The Making of ‘Sonic Sunrise’

Boxcar Hex to Release His First Solo Album

“It’s just down here,” he says. 
He leads the way down a set of loud, wooden stairs as I wonder if I will ever see the light of day again. He is taking me to his recording studio. But what I see when I hit the cement floor is not what most would call a ‘state of the art’ facility. No leather couches. No sound booths. No slick mixing desks. 
This is a plain basement. 
As if feeling my surprise and discomfort he looks to me and smiles. “This is where the magic happens.” His arms outstretch to a variety of keyboards, guitars, amplifiers and cords. Boxcar Hex is welcoming me to Doctor Tarkin Headquarters.
I’ve written the majority of my music down here for the last decade. Good and bad. Forgettable. Catchy. A couple hundred songs.

 The latest from Boxcar Hex, ‘Sonic Sunrise’, his first full length solo record, is set to release on May 18th and he cannot wait to tell me all about it. “I wanted to bring the listeners into the creative process.

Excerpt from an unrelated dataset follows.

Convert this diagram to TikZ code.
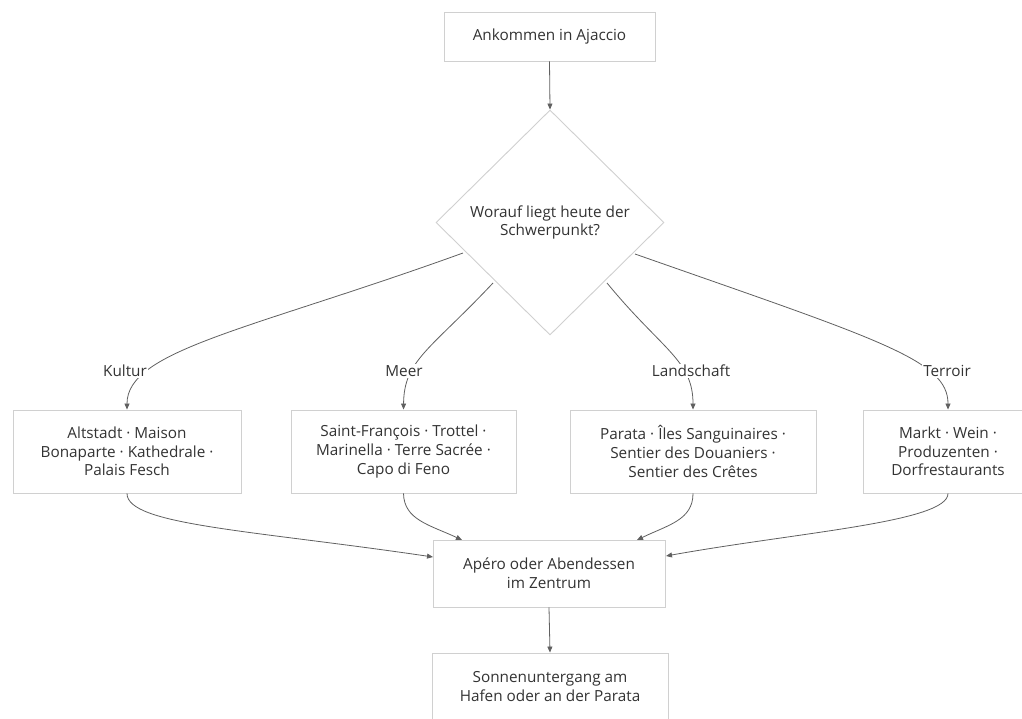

The only way I knew to do that was for people to hear the songs as I was writing at them. Hear them as I was hearing them. As little separation from ideation to recording as possible. I think we got very close.”

Boxcar had three main challenges in recording ‘Sonic Sunrise’ that he set for himself. “I had to use only what I had on hand. No new gear. At times that was a challenge but it makes you work smarter. You have to figure out how to capture what you are looking for and not always with the materials you need. I figure The Beatles recorded with four tracks. In comparison, I had it easy. I had eight.

“I also wanted to be sure the album was no more than twelve tracks (Note: he settled at thirteen) and in total it couldn’t be longer than forty-four minutes. Mainly because as a listener I lose interest after twelve tracks. And, in my tape dubbing days, an album longer than 45 minutes could not fit on one side of a ninety minute tape. I always got ticked me off when you got a fifty minute album.
My last challenge was to create an actual, traditional album. I wanted to be sure I approached it as something that has two sides, so that each side has a start and a finish. When I had my songs together, I tried to place them like a puzzle. I looked back to albums I love to see how they managed this - ‘Back in Black’, ‘Achtung Baby’, ‘Dark Side of the Moon’. Every song has a place and every song belongs with the other tracks. That was really important to me because I feel this has been lost with CD’s and digital distribution.
 To that point, Boxcar Hex actually has a track where he simulates the listener needing to switch the side of the album. “This was a nod to Tom Petty on ‘Full Moon Fever’. He has a track where he says the CD listeners need to hold up so the tape and vinyl listeners can catch up and get to the other side.”

Even the release date has meaning to Hex. “It’s really two-fold. May 18th . It’s the day Chris Cornell left us. And the last track on the album (‘52’) is something I wrote the day after he passed away. Also, as the next day is my birthday, this will most likely be the last big thing I do before I turn forty-five.”

In our time together, I absolutely got the vibe that this release is extremely important to Hex. He has released many tracks and EP’s over the years but ‘Sonic Sunrise’ is a turning point for him. “It represents a journey from folk artist to me embracing forms that have always been of interest to me but never really found their way into my songwriting. I’ve been my own worst enemy in pushing me into the ‘folk/singer-songwriter’ genre when that was not fully me. It certainly is a piece of it, but ‘Sonic Sunrise’ gives more of the picture. It’s a really important release to me because I am revealing more than I have previously.”
He credits a rediscovery of The Stone Roses, Big Audio Dynamite and similar artists as influences in his sound expansion. “It made me think more about tempo, rhythm. Can you dance to it? I wanted to play to percussion as opposed to playing along with it. The songs changed as a result. I put some out there, and got a good response. But I was still apprehensive about the whole thing until, I saw Bob Mould., Seeing him live brought me right back to who I was when I first heard him decades ago. I knew that I could take that same journey, it was okay to change. You can evolve and you still can end up being you. That’s important. I even do a Husker Du song on the record (Note: it’s one of Grant Hart’s songs). You get a bit of it all on here.
One of the best things about this record is that I went back home in a sense. The album cover is a photograph by Drew Torrente who I know from all the way back to sixth grade homeroom. I also use some of the poems of Christian Reynolds who I also know from middle school. I didn’t want Ridgewood (New Jersey) to think I forgot about her.
 We finish the tour of the studio pretty quickly. There is not a lot to see. And that speaks to the uniqueness of ‘Sonic Sunrise’. Thirteen tracks with no filler. Much like the studio it was recorded in. Much like Boxcar Hex himself.

‘Sonic Sunrise’ will be available on May 18th on all major digital distributors.